Copy out the data below as written; omit any images.
--- Start DATA SECTION ---
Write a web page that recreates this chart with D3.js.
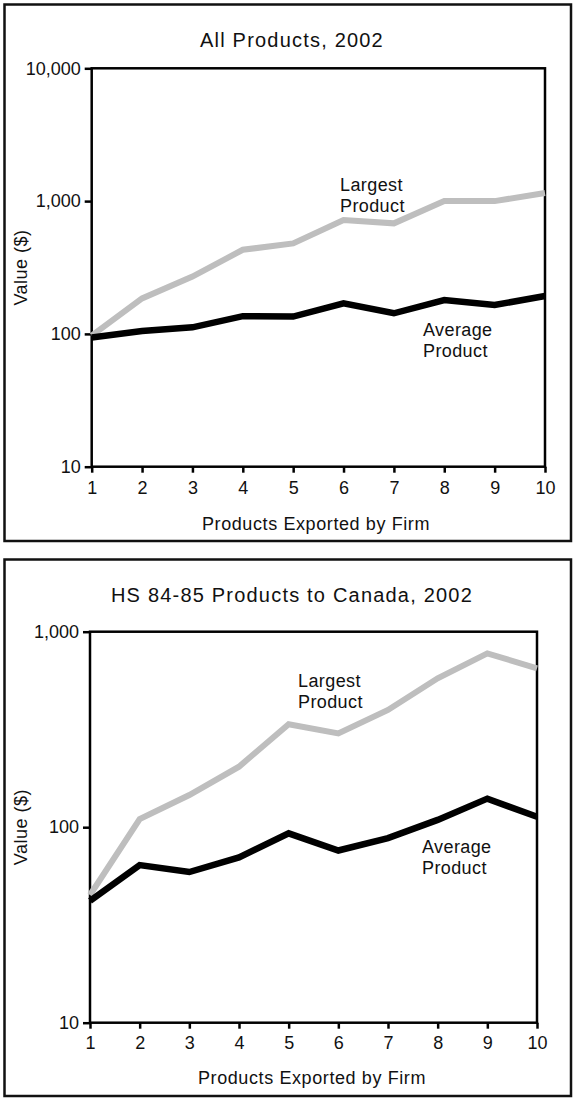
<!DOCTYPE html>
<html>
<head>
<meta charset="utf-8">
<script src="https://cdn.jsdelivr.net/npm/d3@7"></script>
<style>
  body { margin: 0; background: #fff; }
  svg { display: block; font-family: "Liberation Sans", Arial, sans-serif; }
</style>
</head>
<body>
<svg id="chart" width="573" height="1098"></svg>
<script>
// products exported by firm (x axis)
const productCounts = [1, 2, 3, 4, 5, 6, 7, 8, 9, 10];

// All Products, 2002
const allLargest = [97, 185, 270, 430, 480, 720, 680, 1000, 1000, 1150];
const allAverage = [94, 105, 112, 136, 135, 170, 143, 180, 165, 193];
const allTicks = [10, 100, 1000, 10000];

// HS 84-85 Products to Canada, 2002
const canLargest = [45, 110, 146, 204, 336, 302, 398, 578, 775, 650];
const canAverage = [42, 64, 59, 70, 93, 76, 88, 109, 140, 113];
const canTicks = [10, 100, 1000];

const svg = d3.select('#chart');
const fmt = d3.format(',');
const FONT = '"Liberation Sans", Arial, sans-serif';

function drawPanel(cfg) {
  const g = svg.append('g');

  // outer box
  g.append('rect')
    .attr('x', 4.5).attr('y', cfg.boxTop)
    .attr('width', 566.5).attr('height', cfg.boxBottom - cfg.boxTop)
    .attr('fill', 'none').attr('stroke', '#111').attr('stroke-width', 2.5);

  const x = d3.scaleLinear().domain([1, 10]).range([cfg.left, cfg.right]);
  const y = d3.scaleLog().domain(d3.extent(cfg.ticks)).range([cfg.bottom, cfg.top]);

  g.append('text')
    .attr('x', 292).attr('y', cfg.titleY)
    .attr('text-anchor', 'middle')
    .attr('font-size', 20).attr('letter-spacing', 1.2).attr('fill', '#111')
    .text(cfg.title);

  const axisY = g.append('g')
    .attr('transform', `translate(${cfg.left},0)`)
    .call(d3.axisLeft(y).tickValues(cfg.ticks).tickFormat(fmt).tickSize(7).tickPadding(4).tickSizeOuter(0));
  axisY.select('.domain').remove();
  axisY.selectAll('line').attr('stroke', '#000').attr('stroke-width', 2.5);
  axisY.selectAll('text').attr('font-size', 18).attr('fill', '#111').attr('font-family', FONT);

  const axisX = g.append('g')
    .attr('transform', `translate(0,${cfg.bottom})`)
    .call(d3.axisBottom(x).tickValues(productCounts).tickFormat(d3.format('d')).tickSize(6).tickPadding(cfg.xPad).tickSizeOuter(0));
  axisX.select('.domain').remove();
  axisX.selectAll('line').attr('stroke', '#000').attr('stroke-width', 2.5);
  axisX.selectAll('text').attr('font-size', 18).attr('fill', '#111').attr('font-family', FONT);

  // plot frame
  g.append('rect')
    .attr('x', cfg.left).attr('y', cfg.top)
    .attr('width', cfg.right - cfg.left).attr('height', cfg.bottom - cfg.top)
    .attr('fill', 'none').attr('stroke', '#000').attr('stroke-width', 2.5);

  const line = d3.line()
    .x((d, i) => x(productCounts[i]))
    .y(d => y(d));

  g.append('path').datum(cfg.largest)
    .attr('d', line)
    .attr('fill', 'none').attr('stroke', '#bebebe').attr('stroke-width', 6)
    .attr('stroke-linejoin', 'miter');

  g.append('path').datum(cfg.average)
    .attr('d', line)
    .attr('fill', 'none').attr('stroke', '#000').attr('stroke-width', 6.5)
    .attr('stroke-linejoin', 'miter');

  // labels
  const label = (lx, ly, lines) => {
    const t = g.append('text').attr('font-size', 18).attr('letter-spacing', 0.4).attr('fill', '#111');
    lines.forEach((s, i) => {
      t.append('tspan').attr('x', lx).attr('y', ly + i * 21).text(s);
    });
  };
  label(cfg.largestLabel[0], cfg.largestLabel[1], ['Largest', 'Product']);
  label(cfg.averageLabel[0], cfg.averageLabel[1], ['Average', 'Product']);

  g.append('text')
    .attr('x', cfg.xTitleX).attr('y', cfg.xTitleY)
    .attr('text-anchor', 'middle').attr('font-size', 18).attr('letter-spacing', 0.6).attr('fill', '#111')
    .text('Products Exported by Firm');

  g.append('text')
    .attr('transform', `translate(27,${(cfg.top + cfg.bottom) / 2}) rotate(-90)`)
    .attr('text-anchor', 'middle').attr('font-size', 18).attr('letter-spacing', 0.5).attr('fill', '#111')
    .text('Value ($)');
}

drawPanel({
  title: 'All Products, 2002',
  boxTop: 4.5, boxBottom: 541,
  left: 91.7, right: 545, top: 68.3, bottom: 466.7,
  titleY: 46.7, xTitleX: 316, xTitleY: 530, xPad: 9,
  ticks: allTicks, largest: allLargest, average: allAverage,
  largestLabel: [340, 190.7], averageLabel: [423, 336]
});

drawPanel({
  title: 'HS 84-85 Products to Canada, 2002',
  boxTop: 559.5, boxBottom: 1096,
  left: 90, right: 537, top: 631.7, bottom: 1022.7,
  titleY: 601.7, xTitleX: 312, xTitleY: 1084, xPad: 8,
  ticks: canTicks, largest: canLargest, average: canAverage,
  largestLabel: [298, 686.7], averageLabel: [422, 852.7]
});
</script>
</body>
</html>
--- End DATA SECTION ---
▶ **ANSWER TO THIS PROBLEM**
Write a web page that recreates this chart with D3.js.
<!DOCTYPE html>
<html>
<head>
<meta charset="utf-8">
<script src="https://cdn.jsdelivr.net/npm/d3@7"></script>
<style>
  body { margin: 0; background: #fff; }
  svg { display: block; font-family: "Liberation Sans", Arial, sans-serif; }
</style>
</head>
<body>
<svg id="chart" width="573" height="1098"></svg>
<script>
// products exported by firm (x axis)
const productCounts = [1, 2, 3, 4, 5, 6, 7, 8, 9, 10];

// All Products, 2002
const allLargest = [97, 185, 270, 430, 480, 720, 680, 1000, 1000, 1150];
const allAverage = [94, 105, 112, 136, 135, 170, 143, 180, 165, 193];
const allTicks = [10, 100, 1000, 10000];

// HS 84-85 Products to Canada, 2002
const canLargest = [45, 110, 146, 204, 336, 302, 398, 578, 775, 650];
const canAverage = [42, 64, 59, 70, 93, 76, 88, 109, 140, 113];
const canTicks = [10, 100, 1000];

const svg = d3.select('#chart');
const fmt = d3.format(',');
const FONT = '"Liberation Sans", Arial, sans-serif';

function drawPanel(cfg) {
  const g = svg.append('g');

  // outer box
  g.append('rect')
    .attr('x', 4.5).attr('y', cfg.boxTop)
    .attr('width', 566.5).attr('height', cfg.boxBottom - cfg.boxTop)
    .attr('fill', 'none').attr('stroke', '#111').attr('stroke-width', 2.5);

  const x = d3.scaleLinear().domain([1, 10]).range([cfg.left, cfg.right]);
  const y = d3.scaleLog().domain(d3.extent(cfg.ticks)).range([cfg.bottom, cfg.top]);

  g.append('text')
    .attr('x', 292).attr('y', cfg.titleY)
    .attr('text-anchor', 'middle')
    .attr('font-size', 20).attr('letter-spacing', 1.2).attr('fill', '#111')
    .text(cfg.title);

  const axisY = g.append('g')
    .attr('transform', `translate(${cfg.left},0)`)
    .call(d3.axisLeft(y).tickValues(cfg.ticks).tickFormat(fmt).tickSize(7).tickPadding(4).tickSizeOuter(0));
  axisY.select('.domain').remove();
  axisY.selectAll('line').attr('stroke', '#000').attr('stroke-width', 2.5);
  axisY.selectAll('text').attr('font-size', 18).attr('fill', '#111').attr('font-family', FONT);

  const axisX = g.append('g')
    .attr('transform', `translate(0,${cfg.bottom})`)
    .call(d3.axisBottom(x).tickValues(productCounts).tickFormat(d3.format('d')).tickSize(6).tickPadding(cfg.xPad).tickSizeOuter(0));
  axisX.select('.domain').remove();
  axisX.selectAll('line').attr('stroke', '#000').attr('stroke-width', 2.5);
  axisX.selectAll('text').attr('font-size', 18).attr('fill', '#111').attr('font-family', FONT);

  // plot frame
  g.append('rect')
    .attr('x', cfg.left).attr('y', cfg.top)
    .attr('width', cfg.right - cfg.left).attr('height', cfg.bottom - cfg.top)
    .attr('fill', 'none').attr('stroke', '#000').attr('stroke-width', 2.5);

  const line = d3.line()
    .x((d, i) => x(productCounts[i]))
    .y(d => y(d));

  g.append('path').datum(cfg.largest)
    .attr('d', line)
    .attr('fill', 'none').attr('stroke', '#bebebe').attr('stroke-width', 6)
    .attr('stroke-linejoin', 'miter');

  g.append('path').datum(cfg.average)
    .attr('d', line)
    .attr('fill', 'none').attr('stroke', '#000').attr('stroke-width', 6.5)
    .attr('stroke-linejoin', 'miter');

  // labels
  const label = (lx, ly, lines) => {
    const t = g.append('text').attr('font-size', 18).attr('letter-spacing', 0.4).attr('fill', '#111');
    lines.forEach((s, i) => {
      t.append('tspan').attr('x', lx).attr('y', ly + i * 21).text(s);
    });
  };
  label(cfg.largestLabel[0], cfg.largestLabel[1], ['Largest', 'Product']);
  label(cfg.averageLabel[0], cfg.averageLabel[1], ['Average', 'Product']);

  g.append('text')
    .attr('x', cfg.xTitleX).attr('y', cfg.xTitleY)
    .attr('text-anchor', 'middle').attr('font-size', 18).attr('letter-spacing', 0.6).attr('fill', '#111')
    .text('Products Exported by Firm');

  g.append('text')
    .attr('transform', `translate(27,${(cfg.top + cfg.bottom) / 2}) rotate(-90)`)
    .attr('text-anchor', 'middle').attr('font-size', 18).attr('letter-spacing', 0.5).attr('fill', '#111')
    .text('Value ($)');
}

drawPanel({
  title: 'All Products, 2002',
  boxTop: 4.5, boxBottom: 541,
  left: 91.7, right: 545, top: 68.3, bottom: 466.7,
  titleY: 46.7, xTitleX: 316, xTitleY: 530, xPad: 9,
  ticks: allTicks, largest: allLargest, average: allAverage,
  largestLabel: [340, 190.7], averageLabel: [423, 336]
});

drawPanel({
  title: 'HS 84-85 Products to Canada, 2002',
  boxTop: 559.5, boxBottom: 1096,
  left: 90, right: 537, top: 631.7, bottom: 1022.7,
  titleY: 601.7, xTitleX: 312, xTitleY: 1084, xPad: 8,
  ticks: canTicks, largest: canLargest, average: canAverage,
  largestLabel: [298, 686.7], averageLabel: [422, 852.7]
});
</script>
</body>
</html>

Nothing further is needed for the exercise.